Stated exercise: Print the listing from its top line through the line containing "ideal_y = [20, 100]", nothing more, and leave out the pictures.
+++
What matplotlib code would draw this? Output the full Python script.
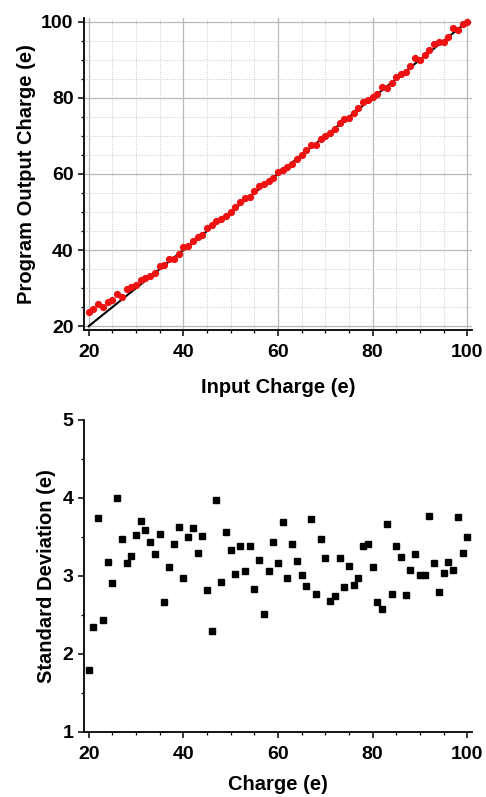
import numpy as np
import matplotlib
matplotlib.use('Agg')
import matplotlib.pyplot as plt
from matplotlib.ticker import MultipleLocator

plt.rcParams['font.family'] = ['Liberation Sans', 'DejaVu Sans']
plt.rcParams['font.weight'] = 'bold'

# top panel: program output vs input charge
input_charge = list(range(20, 101))
output_charge = [
    23.7, 24.6, 25.8, 25.1, 26.3, 27.0, 28.4, 27.7, 29.7, 30.4,
    30.7, 32.1, 32.6, 33.2, 34.0, 35.8, 36.2, 37.6, 37.6, 38.9,
    40.8, 41.05, 42.4, 43.3, 43.9, 45.7, 46.5, 47.6, 48.1, 48.9,
    50.1, 51.4, 52.6, 53.6, 54.0, 55.5, 56.8, 57.3, 58.2, 59.0,
    60.5, 61.05, 61.8, 62.7, 63.9, 65.1, 66.2, 67.6, 67.7, 69.1,
    70.0, 70.7, 71.9, 73.3, 74.4, 74.8, 76.0, 77.3, 79.0, 79.4,
    80.3, 81.0, 82.9, 82.5, 83.9, 85.6, 86.2, 86.8, 88.4, 90.4,
    90.0, 91.2, 92.6, 94.1, 94.6, 94.7, 95.9, 98.3, 97.9, 99.3,
    100.0,
]
ideal_x = [20, 100]
ideal_y = [20, 100]

# bottom panel: standard deviation vs charge
charge = list(range(20, 101))
std_dev = [
    1.80, 2.34, 3.74, 2.43, 3.18, 2.91, 4.00, 3.47, 3.16, 3.25,
    3.53, 3.71, 3.59, 3.43, 3.28, 3.54, 2.67, 3.12, 3.41, 3.63,
    2.97, 3.50, 3.62, 3.29, 3.51, 2.82, 2.29, 3.97, 2.92, 3.56,
    3.33, 3.02, 3.38, 3.06, 3.38, 2.83, 3.20, 2.51, 3.06, 3.43,
    3.17, 3.69, 2.97, 3.41, 3.19, 3.01, 2.87, 3.73, 2.77, 3.47,
    3.23, 2.68, 2.74, 3.23, 2.86, 3.13, 2.88, 2.97, 3.39, 3.41,
    3.11, 2.67, 2.57, 3.66, 2.77, 3.38, 3.24, 2.75, 3.08, 3.28,
    3.01, 3.01, 3.77, 3.17, 2.79, 3.04, 3.18, 3.07, 3.76, 3.29,
    3.50,
]

fig = plt.figure(figsize=(4.86, 7.97), dpi=100)
ax1 = fig.add_axes([0.1728, 0.586, 0.7984, 0.3915])
ax2 = fig.add_axes([0.1728, 0.0816, 0.7984, 0.3915])

ax1.plot(ideal_x, ideal_y, color='black', lw=1.5, zorder=2)
ax1.plot(input_charge, output_charge, 'o', color='#ee1111', ms=4.2, zorder=3)
ax1.set_xlim(19, 101)
ax1.set_ylim(19, 101)
ax1.xaxis.set_major_locator(MultipleLocator(20))
ax1.yaxis.set_major_locator(MultipleLocator(20))
ax1.xaxis.set_minor_locator(MultipleLocator(5))
ax1.yaxis.set_minor_locator(MultipleLocator(5))
ax1.grid(True, which='major', color='#b8b8b8', lw=0.9)
ax1.grid(True, which='minor', color='#c8c8c8', lw=0.7, ls=':')
ax1.set_axisbelow(True)
ax1.set_xlabel('Input Charge (e)', fontsize=14.5, fontweight='bold', labelpad=12)
ax1.set_ylabel('Program Output Charge (e)', fontsize=14.5, fontweight='bold', labelpad=4)

ax2.plot(charge, std_dev, 's', color='black', ms=3.7)
ax2.set_xlim(19, 101)
ax2.set_ylim(1, 5)
ax2.xaxis.set_major_locator(MultipleLocator(20))
ax2.yaxis.set_major_locator(MultipleLocator(1))
ax2.xaxis.set_minor_locator(MultipleLocator(5))
ax2.yaxis.set_minor_locator(MultipleLocator(0.5))
ax2.set_xlabel('Charge (e)', fontsize=14.5, fontweight='bold', labelpad=9)
ax2.set_ylabel('Standard Deviation (e)', fontsize=14.5, fontweight='bold', labelpad=5)

for ax in (ax1, ax2):
    ax.spines['top'].set_visible(False)
    ax.spines['right'].set_visible(False)
    ax.spines['left'].set_linewidth(1.3)
    ax.spines['bottom'].set_linewidth(1.3)
    ax.tick_params(which='major', direction='out', length=4, width=1.1, labelsize=14)
    ax.tick_params(axis='x', which='major', pad=6)
    ax.tick_params(which='minor', direction='out', length=2.5, width=0.9)
    for lab in ax.get_xticklabels() + ax.get_yticklabels():
        lab.set_fontweight('bold')

plt.savefig('out.png', dpi=100)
+++
Correct response:
What matplotlib code would draw this? Output the full Python script.
import numpy as np
import matplotlib
matplotlib.use('Agg')
import matplotlib.pyplot as plt
from matplotlib.ticker import MultipleLocator

plt.rcParams['font.family'] = ['Liberation Sans', 'DejaVu Sans']
plt.rcParams['font.weight'] = 'bold'

# top panel: program output vs input charge
input_charge = list(range(20, 101))
output_charge = [
    23.7, 24.6, 25.8, 25.1, 26.3, 27.0, 28.4, 27.7, 29.7, 30.4,
    30.7, 32.1, 32.6, 33.2, 34.0, 35.8, 36.2, 37.6, 37.6, 38.9,
    40.8, 41.05, 42.4, 43.3, 43.9, 45.7, 46.5, 47.6, 48.1, 48.9,
    50.1, 51.4, 52.6, 53.6, 54.0, 55.5, 56.8, 57.3, 58.2, 59.0,
    60.5, 61.05, 61.8, 62.7, 63.9, 65.1, 66.2, 67.6, 67.7, 69.1,
    70.0, 70.7, 71.9, 73.3, 74.4, 74.8, 76.0, 77.3, 79.0, 79.4,
    80.3, 81.0, 82.9, 82.5, 83.9, 85.6, 86.2, 86.8, 88.4, 90.4,
    90.0, 91.2, 92.6, 94.1, 94.6, 94.7, 95.9, 98.3, 97.9, 99.3,
    100.0,
]
ideal_x = [20, 100]
ideal_y = [20, 100]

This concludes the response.